Here i am trying to read urls and getting the images in a page. I need to exclude the page if it is 404 and stop getting the images from a 404 error page. How to do it using HtmlAgilityPack? Here is my code
var document = new HtmlWeb().Load(completeurl);
var urls = document.DocumentNode.Descendants("img")
.Select(e => e.GetAttributeValue("src", null))
.Where(s => !String.IsNullOrEmpty(s)).ToList();
You'll need to register a PostRequestHandler
event on the HtmlWeb
instance, it will be raised after each downloaded document and you'll get access to the HttpWebResponse
object.
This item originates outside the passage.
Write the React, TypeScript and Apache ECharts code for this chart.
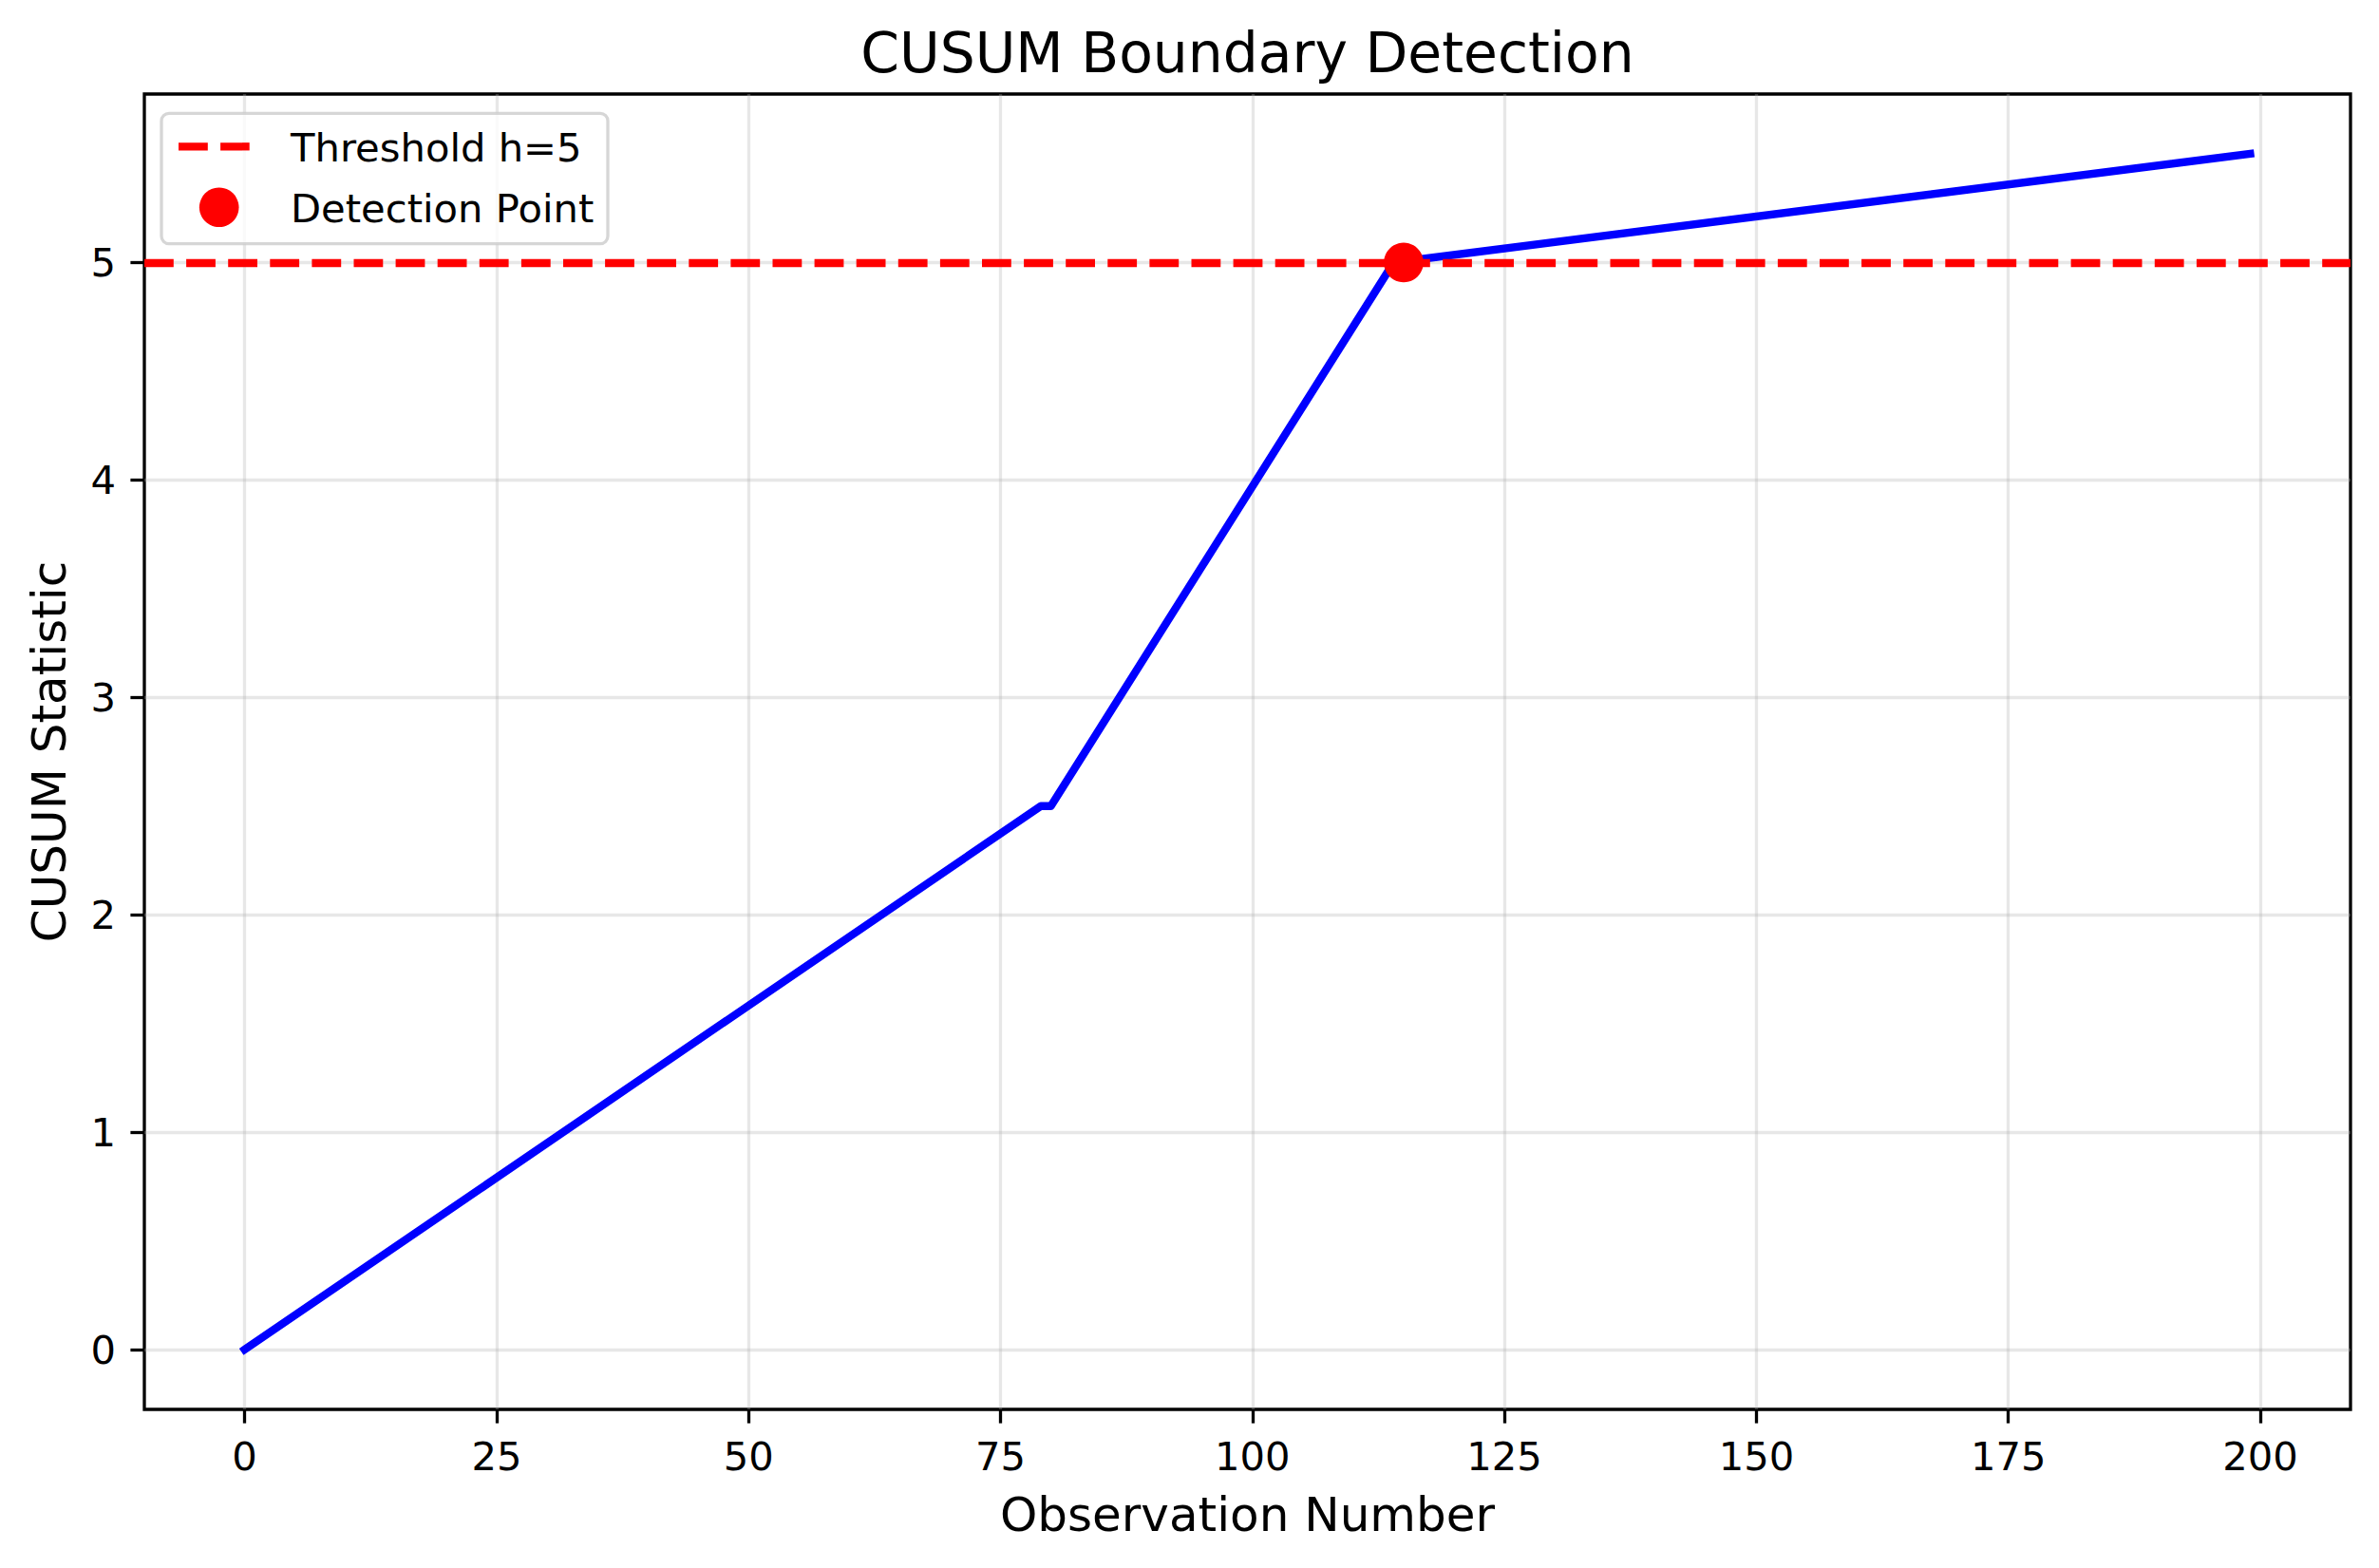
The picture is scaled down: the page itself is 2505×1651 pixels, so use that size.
import React, { useEffect, useRef } from "react";
import * as echarts from "echarts";

// ---- data ----
const obsX: number[] = [0, 79, 80, 114, 199];
const cusumY: number[] = [0, 2.5, 2.5, 5.0, 5.5];
const detectionX: number[] = [115];
const detectionY: number[] = [5.0];
const thresholdH = 5;
const xTicks: number[] = [0, 25, 50, 75, 100, 125, 150, 175, 200];
const yTicks: number[] = [0, 1, 2, 3, 4, 5];
const legendLabels: string[] = ["Threshold h=5", "Detection Point"];

const FONT = "DejaVu Sans";

export default function App() {
  const ref = useRef<HTMLDivElement>(null);
  useEffect(() => {
    if (!ref.current) return;
    const chart = echarts.init(ref.current, null, { renderer: "svg" });
    const lineData = obsX.map((x, i) => [x, cusumY[i]]);
    const detData = detectionX.map((x, i) => [x, detectionY[i]]);
    const gridL = 152, gridR = 2475, gridT = 99, gridB = 1484;
    const option: any = {
      animation: false,
      backgroundColor: "#ffffff",
      title: {
        text: "CUSUM Boundary Detection",
        left: (gridL + gridR) / 2 - 5,
        textAlign: "center",
        top: 22,
        textStyle: { fontSize: 58.3, fontWeight: "normal", color: "#000", fontFamily: FONT },
      },
      grid: {
        left: gridL,
        right: 2505 - gridR,
        top: gridT,
        bottom: 1651 - gridB,
        show: true,
        borderColor: "#000",
        borderWidth: 3.3,
        backgroundColor: "#fff",
      },
      xAxis: {
        type: "value",
        min: -9.95,
        max: 208.95,
        name: "Observation Number",
        nameLocation: "middle",
        nameGap: 86,
        nameTextStyle: { fontSize: 50, color: "#000", fontFamily: FONT },
        axisLine: { show: false, onZero: false },
        axisTick: { show: true, inside: false, length: 14.6, lineStyle: { color: "#000", width: 3.3 }, customValues: xTicks },
        axisLabel: { customValues: xTicks, fontSize: 41.7, color: "#000", margin: 28, fontFamily: FONT },
        splitLine: { show: true, lineStyle: { color: "#b0b0b0", opacity: 0.3, width: 3.3 } },
      },
      yAxis: {
        type: "value",
        min: -0.275,
        max: 5.775,
        name: "CUSUM Statistic",
        nameLocation: "middle",
        nameGap: 75,
        nameTextStyle: { fontSize: 50, color: "#000", fontFamily: FONT },
        axisLine: { show: false, onZero: false },
        axisTick: { show: true, inside: false, length: 14.6, lineStyle: { color: "#000", width: 3.3 }, customValues: yTicks },
        axisLabel: { customValues: yTicks, fontSize: 41.7, color: "#000", margin: 30, fontFamily: FONT },
        splitLine: { show: true, lineStyle: { color: "#b0b0b0", opacity: 0.3, width: 3.3 } },
      },
      series: [
        {
          type: "line",
          name: "CUSUM",
          data: lineData,
          showSymbol: false,
          symbol: "none",
          z: 2,
          lineStyle: { color: "#0000ff", width: 8.3, cap: "square", join: "round" },
        },
        {
          type: "line",
          name: legendLabels[0],
          data: [],
          z: 3,
          markLine: {
            silent: true,
            symbol: ["none", "none"],
            label: { show: false },
            data: [{ yAxis: thresholdH }],
            lineStyle: { color: "#ff0000", width: 8.3, type: [30.8, 13.3], cap: "butt" },
          },
        },
        {
          type: "scatter",
          name: legendLabels[1],
          data: detData,
          symbol: "circle",
          symbolSize: 41.7,
          z: 4,
          itemStyle: { color: "#ff0000", opacity: 1 },
        },
      ],
      graphic: [
        {
          type: "rect",
          z: 100,
          shape: { x: 170, y: 119.3, width: 470, height: 137.4, r: 8 },
          style: { fill: "rgba(255,255,255,0.8)", stroke: "rgba(204,204,204,0.8)", lineWidth: 3.3 },
        },
        {
          type: "line",
          z: 101,
          shape: { x1: 188, y1: 154.3, x2: 262.7, y2: 154.3 },
          style: { stroke: "#ff0000", lineWidth: 8.3, lineDash: [30.8, 13.3], lineCap: "butt" },
        },
        {
          type: "circle",
          z: 101,
          shape: { cx: 230.7, cy: 218.3, r: 20.8 },
          style: { fill: "#ff0000" },
        },
        {
          type: "text",
          z: 101,
          x: 306,
          y: 155.2,
          style: { text: legendLabels[0], fontSize: 41.7, fontFamily: FONT, fill: "#000", textVerticalAlign: "middle", textAlign: "left" },
        },
        {
          type: "text",
          z: 101,
          x: 306,
          y: 219.2,
          style: { text: legendLabels[1], fontSize: 41.7, fontFamily: FONT, fill: "#000", textVerticalAlign: "middle", textAlign: "left" },
        },
      ],
    };
    chart.setOption(option);
    return () => chart.dispose();
  }, []);
  return (
    <div
      ref={ref}
      style={{ position: "fixed", left: 0, top: 0, width: 2505, height: 1651, background: "#fff" }}
    />
  );
}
It has a property for the StatusCode
.
HtmlWeb web = new HtmlWeb();
HttpStatusCode statusCode = HttpStatusCode.OK;
web.PostRequestHandler += (request, response) =>
{
if (response != null)
{
statusCode = response.StatusCode;
}
}
var doc = web.Load(completeUrl)
if (statusCode == HttpStatusCode.OK)
{
// received a read document
}
Looking at the code of the HtmlAgilityPack on GutHub, it's even simpler, HtmlWeb
has a property StatusCode
which is set with the value:
var web = new HtmlWeb();
var document = web.Load(completeurl);
if (web.StatusCode == HttpStatusCode.OK)
{
var urls = document.DocumentNode.Descendants("img")
.Select(e => e.GetAttributeValue("src", null))
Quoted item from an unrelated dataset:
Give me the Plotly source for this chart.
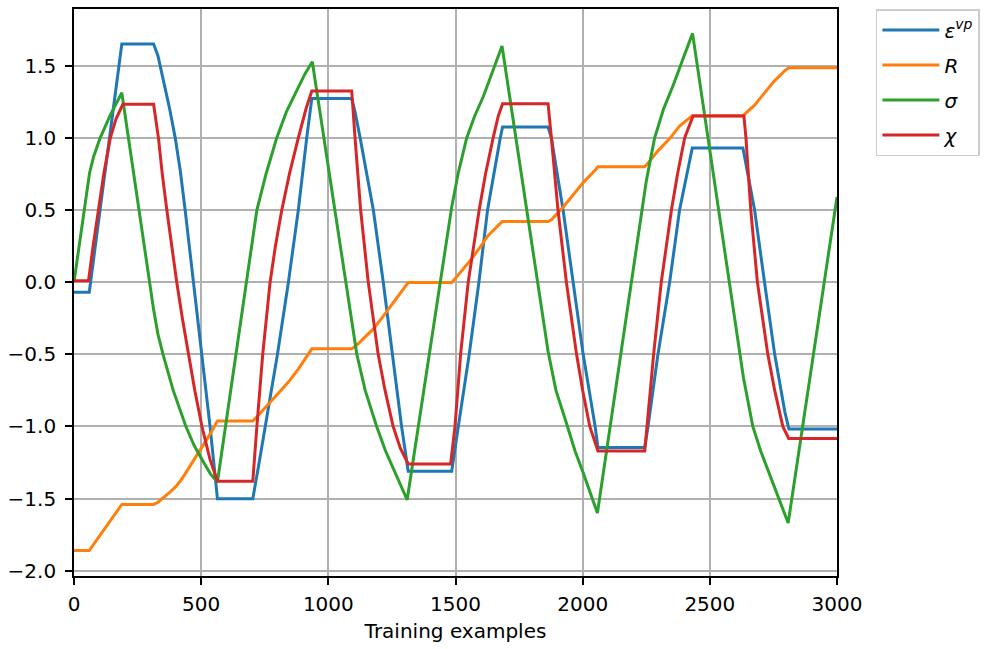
import plotly.graph_objects as go

# ---- data ----
eps_x = [0, 60, 188, 313, 330, 352, 375, 398, 418, 437, 470, 503, 535, 564,
         703, 725, 751, 800, 843, 882, 915, 935,
         1092, 1105, 1125, 1150, 1177, 1216, 1253, 1288, 1314,
         1485, 1511, 1554, 1592, 1626, 1676, 1685,
         1864, 1877, 1923, 1962, 2002, 2049, 2060,
         2244, 2257, 2296, 2342, 2381, 2415, 2431,
         2630, 2650, 2676, 2715, 2755, 2795, 2811, 3000]
eps_y = [-0.07, -0.07, 1.65, 1.65, 1.57, 1.40, 1.21, 1.0, 0.77, 0.5, 0.0, -0.5, -1.0, -1.5,
         -1.5, -1.28, -1.0, -0.5, 0.0, 0.5, 1.0, 1.272,
         1.272, 1.18, 1.0, 0.76, 0.5, 0.0, -0.5, -1.0, -1.31,
         -1.31, -1.0, -0.5, 0.0, 0.5, 1.0, 1.075,
         1.075, 1.0, 0.5, 0.0, -0.5, -1.0, -1.145,
         -1.145, -1.0, -0.5, 0.0, 0.5, 0.8, 0.93,
         0.93, 0.75, 0.5, 0.0, -0.5, -0.9, -1.018, -1.018]

R_x = eps_x
R_y = [-1.86, -1.86, -1.54, -1.54, -1.525, -1.494, -1.459, -1.42, -1.378, -1.328, -1.237, -1.145, -1.053, -0.962,
       -0.962, -0.922, -0.872, -0.782, -0.692, -0.602, -0.512, -0.462,
       -0.462, -0.446, -0.414, -0.371, -0.324, -0.235, -0.146, -0.057, -0.003,
       -0.003, 0.052, 0.141, 0.230, 0.319, 0.407, 0.42,
       0.42, 0.433, 0.519, 0.604, 0.69, 0.776, 0.80,
       0.80, 0.825, 0.910, 0.995, 1.081, 1.132, 1.154,
       1.154, 1.185, 1.227, 1.312, 1.397, 1.466, 1.486, 1.486]

sig_x = [0, 61, 77, 103, 143, 188, 313, 330, 350, 390, 440, 472, 510, 537, 564,
         703, 719, 755, 797, 835, 876, 907, 937,
         1092, 1112, 1145, 1190, 1225, 1262, 1288, 1310,
         1485, 1510, 1544, 1575, 1609, 1648, 1683,
         1864, 1895, 1936, 1970, 2002, 2030, 2058,
         2250, 2283, 2318, 2355, 2395, 2432,
         2632, 2669, 2700, 2728, 2774, 2808, 3000]
sig_y = [0.0, 0.755, 0.87, 1.0, 1.16, 1.313, -0.19, -0.36, -0.5, -0.75, -1.0, -1.13, -1.25, -1.33, -1.385,
         0.28, 0.5, 0.75, 1.0, 1.18, 1.33, 1.44, 1.528,
         -0.27, -0.5, -0.75, -1.0, -1.17, -1.32, -1.42, -1.508,
         0.52, 0.75, 1.0, 1.15, 1.285, 1.47, 1.636,
         -0.48, -0.75, -0.976, -1.17, -1.32, -1.46, -1.6,
         0.70, 1.0, 1.2, 1.36, 1.55, 1.724,
         -0.66, -1.0, -1.17, -1.3, -1.5, -1.669, 0.59]

chi_x = [0, 57, 75, 97, 117, 143, 165, 192,
         313, 332, 347, 365, 384, 404, 426, 450, 475, 503, 535, 564,
         703, 719, 742, 771, 792, 817, 847, 882, 912, 935,
         1092, 1105, 1127, 1157, 1196, 1223, 1255, 1283, 1314,
         1481, 1498, 1520, 1550, 1593, 1618, 1648, 1668, 1685,
         1864, 1877, 1903, 1936, 1976, 2000, 2028, 2060,
         2244, 2253, 2279, 2309, 2349, 2373, 2401, 2434,
         2634, 2642, 2661, 2687, 2728, 2755, 2787, 2810, 3000]
chi_y = [0.01, 0.01, 0.25, 0.5, 0.75, 1.0, 1.13, 1.233,
         1.233, 1.0, 0.75, 0.5, 0.25, 0.0, -0.25, -0.5, -0.75, -1.0, -1.23, -1.38,
         -1.38, -1.0, -0.5, 0.0, 0.25, 0.5, 0.75, 1.0, 1.2, 1.325,
         1.325, 1.0, 0.5, 0.0, -0.5, -0.75, -1.0, -1.15, -1.26,
         -1.26, -1.0, -0.5, 0.0, 0.5, 0.75, 1.0, 1.15, 1.237,
         1.237, 1.0, 0.5, 0.0, -0.5, -0.75, -1.0, -1.17,
         -1.17, -1.0, -0.5, 0.0, 0.5, 0.75, 1.0, 1.152,
         1.152, 1.0, 0.5, 0.0, -0.5, -0.75, -1.0, -1.083, -1.083]

series_names = ["<i>ε</i><sup><i>vp</i></sup>", "<i>R</i>", "<i>σ</i>", "<i>χ</i>"]
series_colors = ["#1f77b4", "#ff7f0e", "#2ca02c", "#d62728"]

x_ticks = [0, 500, 1000, 1500, 2000, 2500, 3000]
y_ticks = [-2.0, -1.5, -1.0, -0.5, 0.0, 0.5, 1.0, 1.5]

fig = go.Figure()
for i, (xs, ys) in enumerate([(eps_x, eps_y), (R_x, R_y), (sig_x, sig_y), (chi_x, chi_y)]):
    fig.add_trace(go.Scatter(x=xs, y=ys, mode="lines", name=series_names[i],
                             legendgroup=f"g{i}",
                             line=dict(color=series_colors[i], width=3)))

font = dict(family="DejaVu Sans", size=20, color="#000000")
fig.update_layout(
    width=988, height=649,
    margin=dict(l=74, r=151, t=9, b=73, autoexpand=False),
    paper_bgcolor="white", plot_bgcolor="white",
    font=font,
    showlegend=True,
    legend=dict(x=1.051, y=1.0, xanchor="left", yanchor="top",
                bordercolor="#cccccc", borderwidth=1.5, bgcolor="white",
                tracegroupgap=6, itemwidth=57,
                font=dict(family="DejaVu Sans", size=20, color="#000000")),
    xaxis=dict(range=[0, 3000], tickvals=x_ticks, ticktext=[str(v) for v in x_ticks],
               showgrid=True, gridcolor="#b0b0b0", gridwidth=1.6,
               showline=True, linecolor="black", linewidth=1.6, mirror=True,
               ticks="outside", ticklen=7, tickwidth=1.6, tickcolor="black", zeroline=False,
               ticklabelstandoff=2, automargin=False,
               title=dict(text="Training examples", font=font, standoff=9)),
    yaxis=dict(range=[-2.036, 1.893], tickvals=y_ticks,
               ticktext=[("−" if v < 0 else "") + f"{abs(v):.1f}" for v in y_ticks],
               showgrid=True, gridcolor="#b0b0b0", gridwidth=1.6,
               showline=True, linecolor="black", linewidth=1.6, mirror=True,
               ticks="outside", ticklen=7, tickwidth=1.6, tickcolor="black", zeroline=False,
               ticklabelstandoff=5, automargin=False),
)

fig.write_html("out.html", config={"displayModeBar": False},
               post_script="document.body.style.margin='0';document.body.style.padding='0';")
.Where(s => !String.IsNullOrEmpty(s)).ToList();
}
There has been an update to the AgilityPack API. The trick is still the same:
var htmlWeb = new HtmlWeb();
var lastStatusCode = HttpStatusCode.OK;
htmlWeb.PostResponse = (request, response) =>
{
if (response != null)
{
lastStatusCode = response.StatusCode;
}
};
Be aware of the version you use!
I am using HtmlAgilityPack v1.5.1
and there is no PostRequestHandler
event.
In the v1.5.1
one has to use PostResponse
field. See example below.
var htmlWeb = new HtmlWeb();
var lastStatusCode = HttpStatusCode.OK;
htmlWeb.PostResponse = (request, response) =>
{
if (response != null)
{
lastStatusCode = response.StatusCode;
}
};
There are not many differences but still they are.
Hope this will save some time to someone.